Sometimes any Decision is Just to Hard

I was upstairs putting away the 4,321st article of clothing that day, Baby is sleeping, Big Sister is happily playing in the living room.  Suddenly I hear tears, not just little tears, the kind of tears that signify something is terribly terribly wrong.  But I didn’t hear that tell tale scream, why didn’t I hear the scream?  Is the fan too loud?  Did she go outside alone without me knowing?  I sprint full speed down the stairs, scoop up my sobbing little person and hold her tight.

Mom:  What hurts honey?

Big Sister:  wail… .sniff sniff… wail my belly.

Mom:  Did you hit it on something?

Big Sister: (with a look that says.. how do you hit your belly on something, seriously mom) no.

Mom: Do you have to go poop (we have potty issues, we ask this question a lot)

Big Sister: wail, sob, sniff sniff, wail (I must be getting closer)  no.

Mom:  They why do you think you belly hurts?

Shannie: pout I have to go pee.

Mom: well then go pee, there’s no one in the bathroom.

Shannie:  giant, make your heart stop wail…  (Wait for the punchline… it’s so good)  I don’t know which bathroom to use!!!!

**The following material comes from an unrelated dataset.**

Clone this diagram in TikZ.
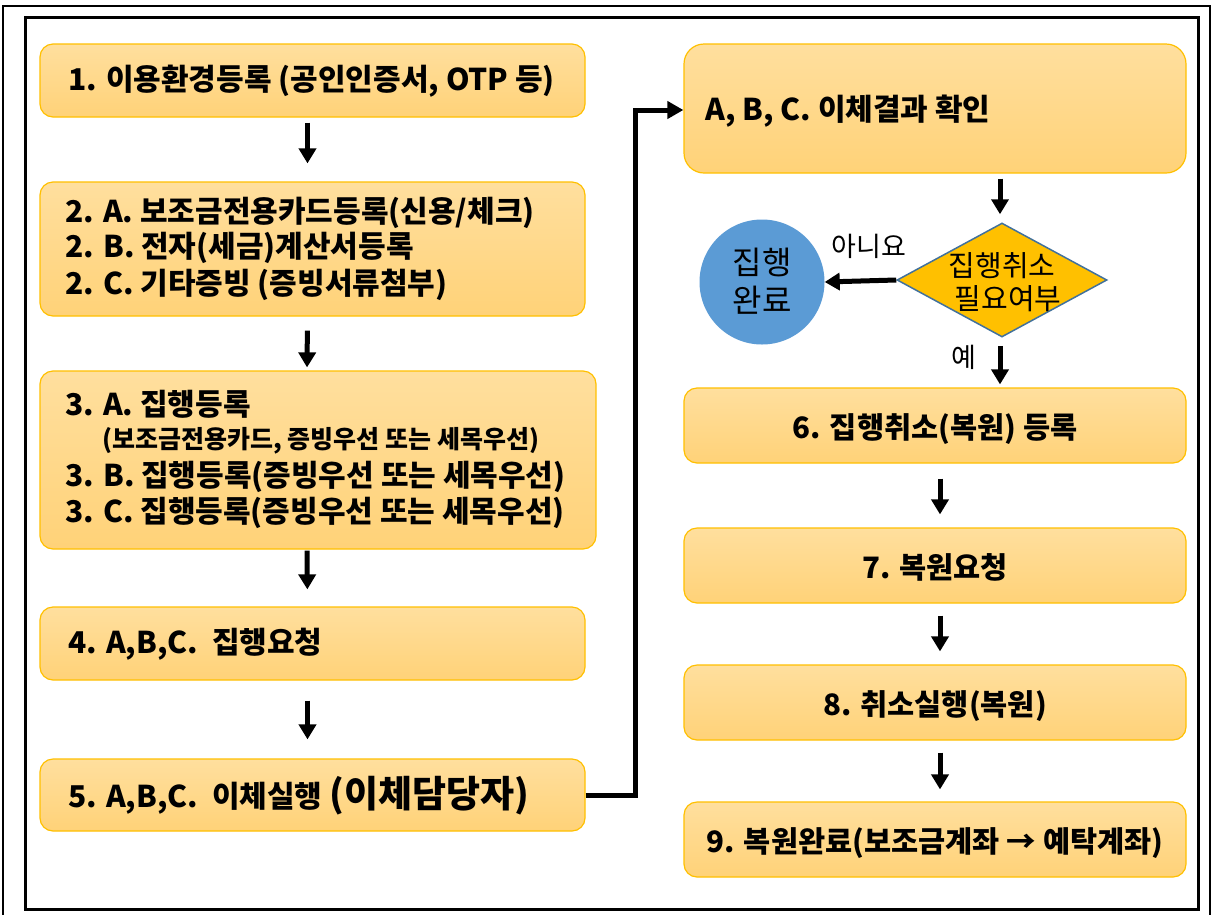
\documentclass[tikz,border=0pt]{standalone}
\usepackage{fontspec}
\setmainfont{Noto Sans CJK KR}
\usetikzlibrary{arrows.meta,shapes.geometric}
\definecolor{boxtop}{HTML}{FFDF9E}
\definecolor{boxbot}{HTML}{FFD278}
\definecolor{boxline}{HTML}{FFC000}
\definecolor{circfill}{HTML}{5B9BD5}
\definecolor{diafill}{HTML}{FFC000}
\definecolor{dialine}{HTML}{41719C}
\begin{document}
\begin{tikzpicture}[x=1pt,y=-1pt,
  flowbox/.style={draw=boxline, line width=1.2pt, rounded corners=13pt, top color=boxtop, bottom color=boxbot, inner sep=0pt, minimum width=545pt, minimum height=73pt},
  rbox/.style={flowbox, minimum width=502pt, minimum height=75pt, font=\fontsize{29.5}{29.5}\selectfont\bfseries, text height=26pt, text depth=0pt},
  btxt/.style={font=\fontsize{30}{30}\selectfont\bfseries, inner sep=0pt, text height=20.5pt, text depth=0pt, anchor=west},
  stxt/.style={font=\fontsize{25}{25}\selectfont\bfseries, inner sep=0pt, text height=17.5pt, text depth=0pt, anchor=west},
  ltxt/.style={font=\fontsize{27}{27}\selectfont, inner sep=0pt, text height=18.5pt, text depth=0pt},
  dtxt/.style={font=\fontsize{29}{29}\selectfont, inner sep=0pt, text height=20pt, text depth=0pt},
  ctxt/.style={font=\fontsize{32}{32}\selectfont, inner sep=0pt, text height=22pt, text depth=0pt},
  arr/.style={line width=5pt, -{Triangle[length=15pt,width=17pt]}},
]
\fill[white] (0,0) rectangle (1219,914);
\useasboundingbox (0,0) rectangle (1219,914);
% frames
\draw[line width=2.5pt] (3,6) rectangle (1210,930);
\draw[line width=3pt] (25,17) rectangle (1198,909);

% left column boxes
\node[flowbox] (b1) at (312.5,80.5) {};
\node[btxt] (t1) at (68,80.5) {1. 이용환경등록 (공인인증서, OTP 등)};

\node[flowbox, minimum height=134pt] (b2) at (312.5,249) {};
\node[btxt] (t2a) at (65,212) {2. A. 보조금전용카드등록(신용/체크)};
\node[btxt] (t2b) at (65,247) {2. B. 전자(세금)계산서등록};
\node[btxt] (t2c) at (65,284) {2. C. 기타증빙 (증빙서류첨부)};

\node[flowbox, minimum width=556pt, minimum height=178pt] (b3) at (318,460) {};
\node[btxt] (t3a) at (65,405) {3. A. 집행등록};
\node[stxt] (t3s) at (102,440) {(보조금전용카드, 증빙우선 또는 세목우선)};
\node[btxt] (t3b) at (65,476) {3. B. 집행등록(증빙우선 또는 세목우선)};
\node[btxt] (t3c) at (65,512) {3. C. 집행등록(증빙우선 또는 세목우선)};

\node[flowbox] (b4) at (312.5,643.5) {};
\node[btxt] (t4) at (68,643.5) {4. A,B,C.\ \ 집행요청};

\node[flowbox, minimum height=72pt] (b5) at (312.5,795) {};
\node[btxt] (t5) at (68,797) {5. A,B,C.\ \ 이체실행 {\fontsize{37}{37}\selectfont\bfseries(이체담당자)}};

% right column
\node[flowbox, minimum width=502pt, minimum height=129pt, rounded corners=20pt] (bA) at (935,108.5) {};
\node[btxt] (tA) at (705,110) {A, B, C. 이체결과 확인};

\node[diamond, draw=dialine, line width=1.5pt, fill=diafill, minimum width=210pt, minimum height=114pt, inner sep=0pt] (dia) at (1002,280) {};
\node[dtxt] (td1) at (1002,266) {집행취소};
\node[dtxt] (td2) at (1008,299) {필요여부};

\node[circle, fill=circfill, minimum size=125pt, inner sep=0pt] (done) at (762,282) {};
\node[ctxt] (tc1) at (762,263) {집행};
\node[ctxt] (tc2) at (762,301) {완료};

\node[ltxt] (no) at (869,247) {아니요};
\node[ltxt] (yes) at (964,358) {예};

\node[rbox] (b6) at (935,425.5) {6. 집행취소(복원) 등록};
\node[rbox] (b7) at (935,565.5) {7. 복원요청};
\node[rbox] (b8) at (935,702.5) {8. 취소실행(복원)};
\node[rbox] (b9) at (935,839.5) {9. 복원완료(보조금계좌 → 예탁계좌)};

% arrows left
\draw[arr, shorten <=5pt, shorten >=18pt] ([xshift=-5pt]b1.south) -- ([xshift=-5pt]b2.north);
\draw[arr, shorten <=14pt, shorten >=3pt] ([xshift=-5pt]b2.south) -- ([xshift=-11pt]b3.north);
\draw[arr, shorten <=1pt, shorten >=17pt] ([xshift=-11pt]b3.south) -- ([xshift=-5pt]b4.north);
\draw[arr, shorten <=20pt, shorten >=19pt] ([xshift=-5pt]b4.south) -- ([xshift=-5pt]b5.north);

% arrows right
\draw[arr, shorten <=5pt, shorten >=8pt] ([xshift=-2pt]dia.north |- bA.south) -- ([xshift=-2pt]dia.north);
\draw[arr, shorten <=8pt, shorten >=3pt] ([xshift=-2pt]dia.south) -- ([xshift=-2pt]dia.south |- b6.north);
\draw[arr, shorten <=15pt, shorten >=13pt] ([xshift=5pt]b6.south) -- ([xshift=5pt]b7.north);
\draw[arr, shorten <=12pt, shorten >=13pt] ([xshift=5pt]b7.south) -- ([xshift=5pt]b8.north);
\draw[arr, shorten <=12pt, shorten >=12pt] ([xshift=5pt]b8.south) -- ([xshift=5pt]b9.north);
\draw[arr] (dia.west) -- (done.east);

% connector 5 -> A
\coordinate (turn) at (635,795);
\draw[line width=5pt, -{Triangle[length=16pt,width=17pt]}] (b5.east) -- (turn) |- ([yshift=-1.5pt]bA.west);
\end{tikzpicture}
\end{document}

It’s at this point that she falls on the floor, face first and cries her little eyes out.  There was no consoling (because I was uncontrollably laughing), there was no reasoning, (her bathroom probably doesn’t have the toilet flushed, the downstairs bathroom is to close to the basement stairs, which is suddenly scary, and my bathroom is to far awaaaaayyyyyy)

Yes really, I couldn’t make this stuff up.

So I sat, and watch my poor child struggle with the most important decision of her day.  I remind myself that sometimes I have had just a little to much chocolate/coffee/activity/children… and I have a face plant meltdown on the floor too.  Mine usually starts with a mad 8 year old who won’t practice piano, or a 5 year old who won’t leave my side even to use the bathroom.  So I gave her some space, that’s what I would have wanted, and I waited… I figured sooner or later the urgency of the potty would supersede the location.

It did, a long time later.  Her sobs slowed down, she picked herself up off the floor, and said “I hate it when I can’t stop crying.”  as she wiped her little tears and tried to put on a happy face.  I wanted to say “get used to it kid.”  Instead I gave her a little hug (I won’t lie I laughed) and helped her to the potty.